§ **Written exercise**:
Starting from the top of the material, restate each line exactly until the line that contains "(h6) at (239.5,176.5)", which is also copied. Pictures are excluded.

§ **Material provided**:
• • •
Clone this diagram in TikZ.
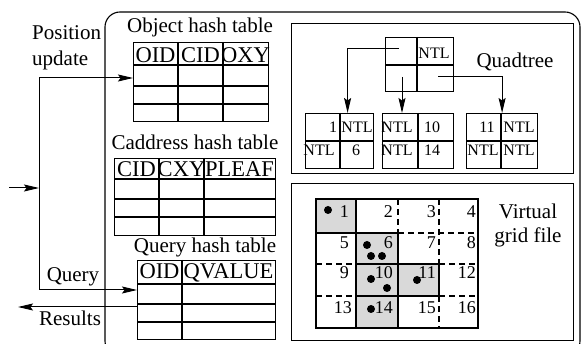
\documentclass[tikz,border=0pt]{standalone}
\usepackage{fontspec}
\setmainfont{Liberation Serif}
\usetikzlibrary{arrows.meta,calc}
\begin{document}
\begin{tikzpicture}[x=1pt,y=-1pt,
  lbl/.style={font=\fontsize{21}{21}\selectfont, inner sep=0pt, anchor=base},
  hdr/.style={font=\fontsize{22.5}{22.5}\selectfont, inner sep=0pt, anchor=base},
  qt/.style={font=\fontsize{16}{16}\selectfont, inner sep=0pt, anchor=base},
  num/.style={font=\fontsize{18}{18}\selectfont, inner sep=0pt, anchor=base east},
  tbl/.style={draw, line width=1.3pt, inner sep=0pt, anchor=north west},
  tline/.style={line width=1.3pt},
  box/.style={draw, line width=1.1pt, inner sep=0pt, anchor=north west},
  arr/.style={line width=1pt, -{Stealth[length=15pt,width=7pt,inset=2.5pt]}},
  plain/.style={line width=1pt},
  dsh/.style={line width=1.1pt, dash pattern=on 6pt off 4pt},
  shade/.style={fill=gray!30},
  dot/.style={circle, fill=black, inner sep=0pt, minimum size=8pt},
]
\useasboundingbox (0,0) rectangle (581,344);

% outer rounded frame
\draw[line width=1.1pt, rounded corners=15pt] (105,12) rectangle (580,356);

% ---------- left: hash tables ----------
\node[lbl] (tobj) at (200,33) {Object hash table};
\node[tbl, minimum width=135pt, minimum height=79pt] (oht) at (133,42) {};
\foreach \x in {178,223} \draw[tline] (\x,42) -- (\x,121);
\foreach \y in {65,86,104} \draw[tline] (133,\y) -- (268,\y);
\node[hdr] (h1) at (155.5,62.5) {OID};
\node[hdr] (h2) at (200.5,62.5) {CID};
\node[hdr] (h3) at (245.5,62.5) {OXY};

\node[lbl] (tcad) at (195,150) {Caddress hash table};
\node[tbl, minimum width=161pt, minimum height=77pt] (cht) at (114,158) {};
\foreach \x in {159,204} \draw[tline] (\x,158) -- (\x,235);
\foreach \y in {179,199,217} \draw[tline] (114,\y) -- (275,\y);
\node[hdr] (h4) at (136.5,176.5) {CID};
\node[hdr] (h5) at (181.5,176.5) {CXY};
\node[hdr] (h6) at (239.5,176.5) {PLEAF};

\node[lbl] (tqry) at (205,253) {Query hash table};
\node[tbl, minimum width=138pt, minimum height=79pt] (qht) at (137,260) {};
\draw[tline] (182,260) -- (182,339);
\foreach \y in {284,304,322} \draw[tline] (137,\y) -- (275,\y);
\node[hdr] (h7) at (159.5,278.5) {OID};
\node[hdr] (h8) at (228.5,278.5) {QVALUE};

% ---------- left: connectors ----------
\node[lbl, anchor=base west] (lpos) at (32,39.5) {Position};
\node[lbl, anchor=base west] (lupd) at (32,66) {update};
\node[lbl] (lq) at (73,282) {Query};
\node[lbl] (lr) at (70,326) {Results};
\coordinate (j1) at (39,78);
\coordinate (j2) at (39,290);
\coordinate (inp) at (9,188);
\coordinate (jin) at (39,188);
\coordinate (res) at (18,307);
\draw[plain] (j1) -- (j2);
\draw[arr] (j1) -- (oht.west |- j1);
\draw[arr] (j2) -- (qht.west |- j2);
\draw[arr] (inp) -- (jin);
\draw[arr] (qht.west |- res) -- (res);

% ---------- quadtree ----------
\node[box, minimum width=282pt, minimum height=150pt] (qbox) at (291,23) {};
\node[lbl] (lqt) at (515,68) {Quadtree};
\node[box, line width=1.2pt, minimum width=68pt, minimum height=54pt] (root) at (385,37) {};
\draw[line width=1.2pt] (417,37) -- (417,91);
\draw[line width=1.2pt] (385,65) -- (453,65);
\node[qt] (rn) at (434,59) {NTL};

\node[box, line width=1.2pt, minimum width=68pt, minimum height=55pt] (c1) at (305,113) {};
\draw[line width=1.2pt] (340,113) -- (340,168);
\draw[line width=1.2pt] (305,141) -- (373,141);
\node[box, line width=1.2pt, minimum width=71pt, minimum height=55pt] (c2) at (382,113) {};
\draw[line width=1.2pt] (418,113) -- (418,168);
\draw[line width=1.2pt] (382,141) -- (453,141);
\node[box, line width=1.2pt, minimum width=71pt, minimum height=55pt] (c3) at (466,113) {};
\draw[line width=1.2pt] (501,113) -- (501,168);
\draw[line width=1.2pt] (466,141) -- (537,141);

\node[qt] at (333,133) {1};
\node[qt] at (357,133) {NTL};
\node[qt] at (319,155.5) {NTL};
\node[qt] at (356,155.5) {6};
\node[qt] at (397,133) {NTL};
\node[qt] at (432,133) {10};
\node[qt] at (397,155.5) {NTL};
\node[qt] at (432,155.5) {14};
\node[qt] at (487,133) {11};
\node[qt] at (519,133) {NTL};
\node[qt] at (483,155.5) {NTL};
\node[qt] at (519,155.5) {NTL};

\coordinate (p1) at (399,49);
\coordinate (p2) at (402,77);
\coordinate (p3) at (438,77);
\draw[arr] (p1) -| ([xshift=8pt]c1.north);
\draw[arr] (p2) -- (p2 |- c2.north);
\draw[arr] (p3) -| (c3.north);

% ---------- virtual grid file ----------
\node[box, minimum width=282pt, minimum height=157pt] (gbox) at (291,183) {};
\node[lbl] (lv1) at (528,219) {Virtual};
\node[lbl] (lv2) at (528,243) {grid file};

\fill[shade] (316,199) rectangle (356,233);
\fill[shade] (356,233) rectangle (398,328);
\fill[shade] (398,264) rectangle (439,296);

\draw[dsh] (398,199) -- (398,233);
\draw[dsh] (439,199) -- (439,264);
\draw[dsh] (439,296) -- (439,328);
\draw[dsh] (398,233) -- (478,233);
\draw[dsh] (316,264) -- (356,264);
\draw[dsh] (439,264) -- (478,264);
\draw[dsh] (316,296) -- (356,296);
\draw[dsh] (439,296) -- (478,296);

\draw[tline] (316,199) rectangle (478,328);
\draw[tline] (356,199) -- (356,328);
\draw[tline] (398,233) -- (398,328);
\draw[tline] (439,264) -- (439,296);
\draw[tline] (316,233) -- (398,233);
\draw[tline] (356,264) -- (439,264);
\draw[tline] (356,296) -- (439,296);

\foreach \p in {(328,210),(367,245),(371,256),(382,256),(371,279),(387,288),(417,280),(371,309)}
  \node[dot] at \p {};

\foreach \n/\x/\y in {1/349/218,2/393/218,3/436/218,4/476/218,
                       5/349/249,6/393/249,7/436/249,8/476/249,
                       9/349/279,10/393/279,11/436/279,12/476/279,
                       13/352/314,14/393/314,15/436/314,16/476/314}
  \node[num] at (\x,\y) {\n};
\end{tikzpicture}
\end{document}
• • •
§ **Problem solution**:
Clone this diagram in TikZ.
\documentclass[tikz,border=0pt]{standalone}
\usepackage{fontspec}
\setmainfont{Liberation Serif}
\usetikzlibrary{arrows.meta,calc}
\begin{document}
\begin{tikzpicture}[x=1pt,y=-1pt,
  lbl/.style={font=\fontsize{21}{21}\selectfont, inner sep=0pt, anchor=base},
  hdr/.style={font=\fontsize{22.5}{22.5}\selectfont, inner sep=0pt, anchor=base},
  qt/.style={font=\fontsize{16}{16}\selectfont, inner sep=0pt, anchor=base},
  num/.style={font=\fontsize{18}{18}\selectfont, inner sep=0pt, anchor=base east},
  tbl/.style={draw, line width=1.3pt, inner sep=0pt, anchor=north west},
  tline/.style={line width=1.3pt},
  box/.style={draw, line width=1.1pt, inner sep=0pt, anchor=north west},
  arr/.style={line width=1pt, -{Stealth[length=15pt,width=7pt,inset=2.5pt]}},
  plain/.style={line width=1pt},
  dsh/.style={line width=1.1pt, dash pattern=on 6pt off 4pt},
  shade/.style={fill=gray!30},
  dot/.style={circle, fill=black, inner sep=0pt, minimum size=8pt},
]
\useasboundingbox (0,0) rectangle (581,344);

% outer rounded frame
\draw[line width=1.1pt, rounded corners=15pt] (105,12) rectangle (580,356);

% ---------- left: hash tables ----------
\node[lbl] (tobj) at (200,33) {Object hash table};
\node[tbl, minimum width=135pt, minimum height=79pt] (oht) at (133,42) {};
\foreach \x in {178,223} \draw[tline] (\x,42) -- (\x,121);
\foreach \y in {65,86,104} \draw[tline] (133,\y) -- (268,\y);
\node[hdr] (h1) at (155.5,62.5) {OID};
\node[hdr] (h2) at (200.5,62.5) {CID};
\node[hdr] (h3) at (245.5,62.5) {OXY};

\node[lbl] (tcad) at (195,150) {Caddress hash table};
\node[tbl, minimum width=161pt, minimum height=77pt] (cht) at (114,158) {};
\foreach \x in {159,204} \draw[tline] (\x,158) -- (\x,235);
\foreach \y in {179,199,217} \draw[tline] (114,\y) -- (275,\y);
\node[hdr] (h4) at (136.5,176.5) {CID};
\node[hdr] (h5) at (181.5,176.5) {CXY};
\node[hdr] (h6) at (239.5,176.5) {PLEAF};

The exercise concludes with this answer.